### [What is being asked]
Retype the data exactly, from its first line to the line containing "[frame.right, frame.top]].map(([x, y])", including both, and skip any picture.
***
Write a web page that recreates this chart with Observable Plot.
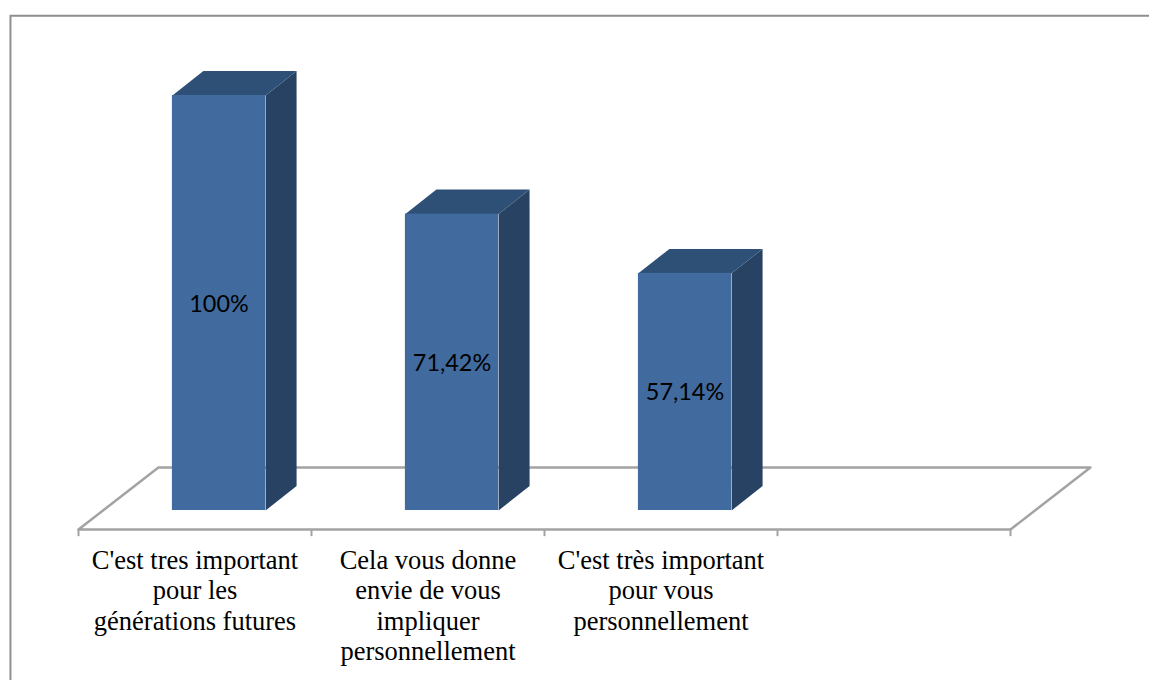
<!DOCTYPE html>
<html>
<head>
<meta charset="utf-8">
<style>html,body{margin:0;padding:0;background:#fff;overflow:hidden}svg{display:block}</style>
<script src="https://cdn.jsdelivr.net/npm/d3@7"></script>
<script src="https://cdn.jsdelivr.net/npm/@observablehq/plot@0.6"></script>
</head>
<body>
<script>
const categories = ["C'est tres important\npour les\ngénérations futures", "Cela vous donne\nenvie de vous\nimpliquer\npersonnellement", "C'est très important\npour vous\npersonnellement"];
const values = [100, 71.42, 57.14];
const valueLabels = ["100%", "71,42%", "57,14%"];
const slots = [0, 1, 2];
const tickPositions = [0, 1, 2, 3, 4];

// 3D projection of the chart, in scale units
const barStart = 0.403, barWidth = 0.4;
const depthX = 0.133, depthY = 5.9;
const floorFront = -4.58, floorBack = 10.36, floorShift = 0.343;
const tickBottom = -6.3;
const frame = {left: -0.292, top: 119.2, right: 4.7, bottom: -45};

const bars = values.map((v, i) => ({i, v, x1: slots[i] + barStart, x2: slots[i] + barStart + barWidth}));
const topFaces = bars.flatMap(b => [[b.x1, b.v], [b.x1 + depthX, b.v + depthY], [b.x2 + depthX, b.v + depthY], [b.x2, b.v]].map(([x, y]) => ({id: b.i, x, y})));
const sideFaces = bars.flatMap(b => [[b.x2, 0], [b.x2 + depthX, depthY], [b.x2 + depthX, b.v + depthY], [b.x2, b.v]].map(([x, y]) => ({id: b.i, x, y})));
const floorEdges = [[0, floorFront], [floorShift, floorBack], [4 + floorShift, floorBack], [4, floorFront], [0, floorFront]].map(([x, y]) => ({x, y}));
const frameLine = [[frame.left, frame.bottom], [frame.left, frame.top], [frame.right, frame.top]].map(([x, y]) => ({x, y}));

const chart = Plot.plot({
  width: 1149, height: 680,
  marginTop: 0, marginRight: 0, marginBottom: 0, marginLeft: 0,
  x: {domain: [0, 4], range: [78, 1010], axis: null},
  y: {domain: [0, 100], range: [510, 95], axis: null},
  marks: [
    Plot.line(frameLine, {x: "x", y: "y", stroke: "#8f8f8f", strokeWidth: 2}),
    Plot.line(floorEdges, {x: "x", y: "y", stroke: "#a3a3a3", strokeWidth: 2.5}),
    Plot.ruleX(tickPositions, {x: d => d, y1: floorFront, y2: tickBottom, stroke: "#a3a3a3", strokeWidth: 2}),
    Plot.line(sideFaces, {x: "x", y: "y", z: "id", fill: "#284263", stroke: null}),
    Plot.line(topFaces, {x: "x", y: "y", z: "id", fill: "#2f5076", stroke: null}),
    Plot.rect(bars, {x1: "x1", x2: "x2", y1: 0, y2: "v", fill: "#416a9e"}),
    Plot.text(bars, {
      x: d => (d.x1 + d.x2) / 2, y: d => d.v / 2,
      text: d => valueLabels[d.i], dy: 1,
      fontFamily: "Lato", fontSize: 23.4, fill: "#000"
    }),
    Plot.text(categories, {
      x: (d, i) => slots[i] + 0.5, y: -8.95,
      text: d => d, lineAnchor: "top", lineHeight: 1.143, textAnchor: "middle",
      fontFamily: "Liberation Serif", fontSize: 26.5, fill: "#000"
    })
  ]
});
document.body.appendChild(chart);
</script>
</body>
</html>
***
### [Solution to this exercise]
Write a web page that recreates this chart with Observable Plot.
<!DOCTYPE html>
<html>
<head>
<meta charset="utf-8">
<style>html,body{margin:0;padding:0;background:#fff;overflow:hidden}svg{display:block}</style>
<script src="https://cdn.jsdelivr.net/npm/d3@7"></script>
<script src="https://cdn.jsdelivr.net/npm/@observablehq/plot@0.6"></script>
</head>
<body>
<script>
const categories = ["C'est tres important\npour les\ngénérations futures", "Cela vous donne\nenvie de vous\nimpliquer\npersonnellement", "C'est très important\npour vous\npersonnellement"];
const values = [100, 71.42, 57.14];
const valueLabels = ["100%", "71,42%", "57,14%"];
const slots = [0, 1, 2];
const tickPositions = [0, 1, 2, 3, 4];

// 3D projection of the chart, in scale units
const barStart = 0.403, barWidth = 0.4;
const depthX = 0.133, depthY = 5.9;
const floorFront = -4.58, floorBack = 10.36, floorShift = 0.343;
const tickBottom = -6.3;
const frame = {left: -0.292, top: 119.2, right: 4.7, bottom: -45};

const bars = values.map((v, i) => ({i, v, x1: slots[i] + barStart, x2: slots[i] + barStart + barWidth}));
const topFaces = bars.flatMap(b => [[b.x1, b.v], [b.x1 + depthX, b.v + depthY], [b.x2 + depthX, b.v + depthY], [b.x2, b.v]].map(([x, y]) => ({id: b.i, x, y})));
const sideFaces = bars.flatMap(b => [[b.x2, 0], [b.x2 + depthX, depthY], [b.x2 + depthX, b.v + depthY], [b.x2, b.v]].map(([x, y]) => ({id: b.i, x, y})));
const floorEdges = [[0, floorFront], [floorShift, floorBack], [4 + floorShift, floorBack], [4, floorFront], [0, floorFront]].map(([x, y]) => ({x, y}));
const frameLine = [[frame.left, frame.bottom], [frame.left, frame.top], [frame.right, frame.top]].map(([x, y]) => ({x, y}));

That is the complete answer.